The Ministry of Finance and National Planning disbursed K11.6 billion in November 2023. The funds are allocated for various developmental programs, public service delivery, debt service, arrears, and wages, reflecting the government’s commitment to balanced economic priorities.

According to Dr. Situmbuko Musokotwane, the Minister of Finance and National Planning, the disbursement breakdown includes K2.6 billion for transfers, subsidies, and social benefits, K874.3 million for developmental programs, and general operations, and K998.9 million for capital expenditure. Additionally, K3.9 billion was allocated for the public service wage bill, while K3.3 billion went towards both domestic and external debt payments.

The breakdown of the K2.6 billion for transfers and subsidies includes significant allocations:

  1.  K941.4 million for the Constituency Development Fund (CDF), supporting community development projects and youth and women empowerment programs.
  2. K395.2 million for the Social Cash Transfer program.
  3.  K278.1 million for the operations of public hospitals and grant-aided institutions.
  4.  K16.2 million to the Public Service Pension Funds.
  5. K115.1 million for the operation of public universities, student loans, and scholarships.
  6. K111.6 million to the Local Government Equalization Fund.
  7. K315.6 million as a grant to the Zambia Revenue Authority (ZRA) to support operations and resource mobilization.

Furthermore, K450 million was released for the Farmer Input Support Programme (FISP) to bolster the agriculture sector, emphasizing productivity, value addition, and market linkages.
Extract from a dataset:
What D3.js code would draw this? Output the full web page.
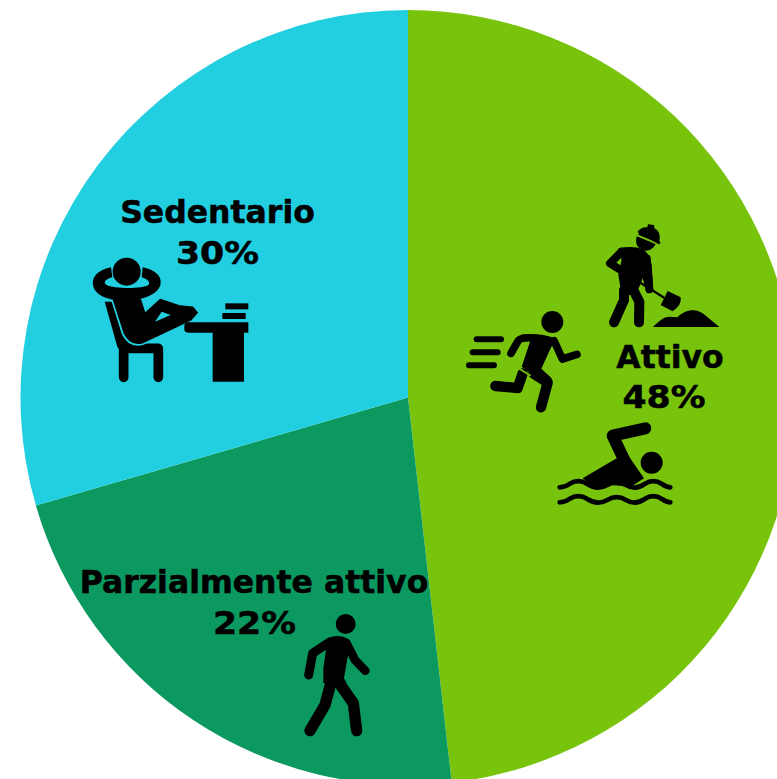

Dr. Musokotwane highlighted the government’s commitment to reducing indebtedness and achieving sustainability, allocating K3.3 billion for debt payments. He reiterated that in 2024, financing will be mobilized according to the Annual Borrowing Plan approved by Parliament to address the financing gap.

For public service wages, he said that the government spent K3.9 billion, ensuring timely payments. Plans for the next year include recruiting 10,400 additional public service workers to improve staffing levels, with a focus on education and health sectors.

Despite accomplishments, Dr. Musokotwane notes that the government acknowledges challenges such as job creation pace, cost of living, and infrastructure development. 

The minister emphasized the administration’s dedication to multi-sectoral economic transformation programs to address these issues systematically.

Encouraging citizens to explore business opportunities through support programs, the government emphasizes efficient, transparent, and quick facilitation of private sector investments, embracing growth opportunities through Foreign Direct Investments and Public-Private Partnerships.